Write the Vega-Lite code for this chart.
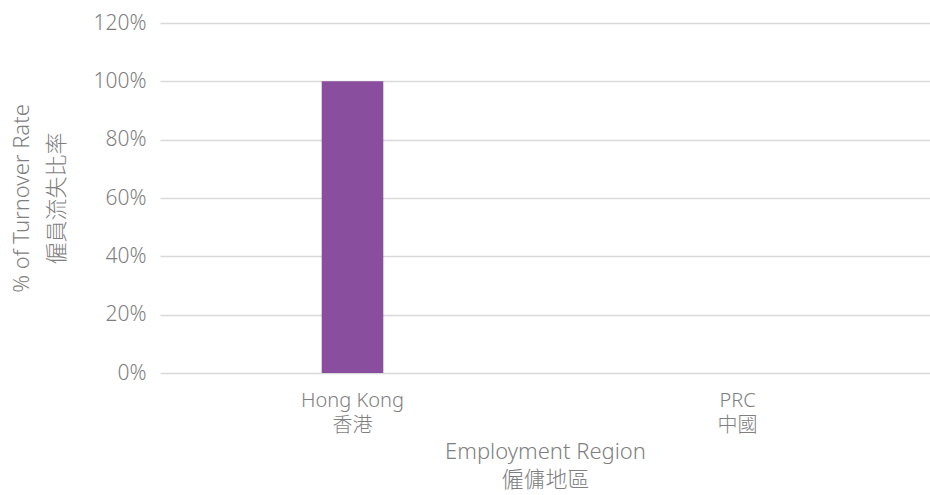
{
  "$schema": "https://vega.github.io/schema/vega-lite/v6.json",
  "autosize": "none",
  "width": 770,
  "height": 350,
  "padding": {"left": 160, "top": 23, "right": 0, "bottom": 122},
  "background": "white",
  "config": {
    "font": "Noto Sans, Noto Sans CJK TC",
    "view": {"stroke": null},
    "axis": {
      "labelColor": "#7f7f7f",
      "titleColor": "#7f7f7f",
      "labelFont": "Noto Sans, Noto Sans CJK TC",
      "titleFont": "Noto Sans, Noto Sans CJK TC",
      "labelFontWeight": 300,
      "titleFontWeight": 300,
      "domain": false,
      "ticks": false
    }
  },
  "data": {
    "values": [
      {"region": "Hong Kong", "rate": 1.0},
      {"region": "PRC", "rate": 0.0}
    ]
  },
  "mark": {"type": "bar", "color": "#8a4e9e", "width": {"band": 0.16}},
  "encoding": {
    "x": {
      "field": "region",
      "type": "nominal",
      "sort": null,
      "scale": {"paddingInner": 0, "paddingOuter": 0},
      "axis": {
        "title": ["Employment Region", "僱傭地區"],
        "titleFontSize": 22,
        "titleLineHeight": 28,
        "titlePadding": 6,
        "labelAngle": 0,
        "labelFontSize": 20,
        "labelLineHeight": 25,
        "labelPadding": 17,
        "labelExpr": "datum.label == 'Hong Kong' ? ['Hong Kong', '香港'] : ['PRC', '中國']",
        "grid": false
      }
    },
    "y": {
      "field": "rate",
      "type": "quantitative",
      "scale": {"domain": [0, 1.2]},
      "axis": {
        "values": [0, 0.2, 0.4, 0.6, 0.8, 1.0, 1.2],
        "format": ".0%",
        "title": ["% of Turnover Rate", "僱員流失比率"],
        "titleFontSize": 22,
        "titleLineHeight": 35,
        "titlePadding": 24,
        "labelFontSize": 21,
        "labelPadding": 14,
        "gridColor": "#d9d9d9",
        "gridWidth": 1.5
      }
    }
  }
}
● ● ● ●
■ **Problem**
All of the data above should be quoted exactly, except for the pictures.

■ **Problem solution**
Write the Vega-Lite code for this chart.
{
  "$schema": "https://vega.github.io/schema/vega-lite/v6.json",
  "autosize": "none",
  "width": 770,
  "height": 350,
  "padding": {"left": 160, "top": 23, "right": 0, "bottom": 122},
  "background": "white",
  "config": {
    "font": "Noto Sans, Noto Sans CJK TC",
    "view": {"stroke": null},
    "axis": {
      "labelColor": "#7f7f7f",
      "titleColor": "#7f7f7f",
      "labelFont": "Noto Sans, Noto Sans CJK TC",
      "titleFont": "Noto Sans, Noto Sans CJK TC",
      "labelFontWeight": 300,
      "titleFontWeight": 300,
      "domain": false,
      "ticks": false
    }
  },
  "data": {
    "values": [
      {"region": "Hong Kong", "rate": 1.0},
      {"region": "PRC", "rate": 0.0}
    ]
  },
  "mark": {"type": "bar", "color": "#8a4e9e", "width": {"band": 0.16}},
  "encoding": {
    "x": {
      "field": "region",
      "type": "nominal",
      "sort": null,
      "scale": {"paddingInner": 0, "paddingOuter": 0},
      "axis": {
        "title": ["Employment Region", "僱傭地區"],
        "titleFontSize": 22,
        "titleLineHeight": 28,
        "titlePadding": 6,
        "labelAngle": 0,
        "labelFontSize": 20,
        "labelLineHeight": 25,
        "labelPadding": 17,
        "labelExpr": "datum.label == 'Hong Kong' ? ['Hong Kong', '香港'] : ['PRC', '中國']",
        "grid": false
      }
    },
    "y": {
      "field": "rate",
      "type": "quantitative",
      "scale": {"domain": [0, 1.2]},
      "axis": {
        "values": [0, 0.2, 0.4, 0.6, 0.8, 1.0, 1.2],
        "format": ".0%",
        "title": ["% of Turnover Rate", "僱員流失比率"],
        "titleFontSize": 22,
        "titleLineHeight": 35,
        "titlePadding": 24,
        "labelFontSize": 21,
        "labelPadding": 14,
        "gridColor": "#d9d9d9",
        "gridWidth": 1.5
      }
    }
  }
}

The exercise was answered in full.